Interference mechanism and damage accumulation in high-speed cross scratches on hard brittle materials

Abstract

Precision and low damage grinding of aviation optical elements can effectively improve the overall processing efficiency. The mechanism of high-speed cross scuffing of multiple abrasive particles has become an important factor affecting the forming quality of workpiece. Interaction of abrasive trajectory determines machined surface and subsurface morphology and damage. According to the relative motion trajectory of wear particles on the workpiece surface, a theoretical model of the trochoidal trajectory intersection angle is proposed.
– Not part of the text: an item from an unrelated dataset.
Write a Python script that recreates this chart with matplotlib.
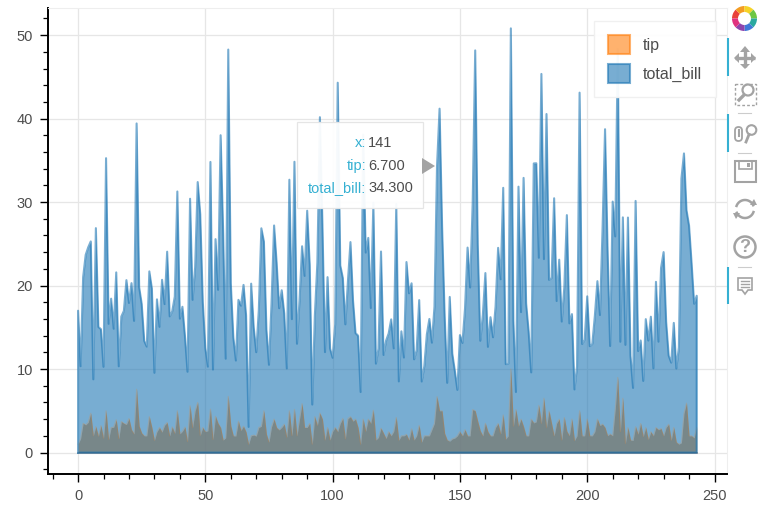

High-speed scratches with different cross angles are experimentally obtained to explore the interference mechanism and damage accumulation of cross scratches. The results indicate that the Crack system I and Crack system II, produced by the two cross scratches, are mainly based on the stress principle and the strength principle, respectively. An increase in the damage radius is observed with a decrease in the crossing angle. Furthermore, as the duration of the normal cutting force decomposition curve at the entrance/exit of the intersection increases, the half-peak width also increases. The accumulation of cross-scratch damage promotes the propagation of deep subsurface lateral and median cracks. In other words, damage accumulation and interference mechanism formed by the cross scratches increase the longitudinal depth and lateral length of the damage.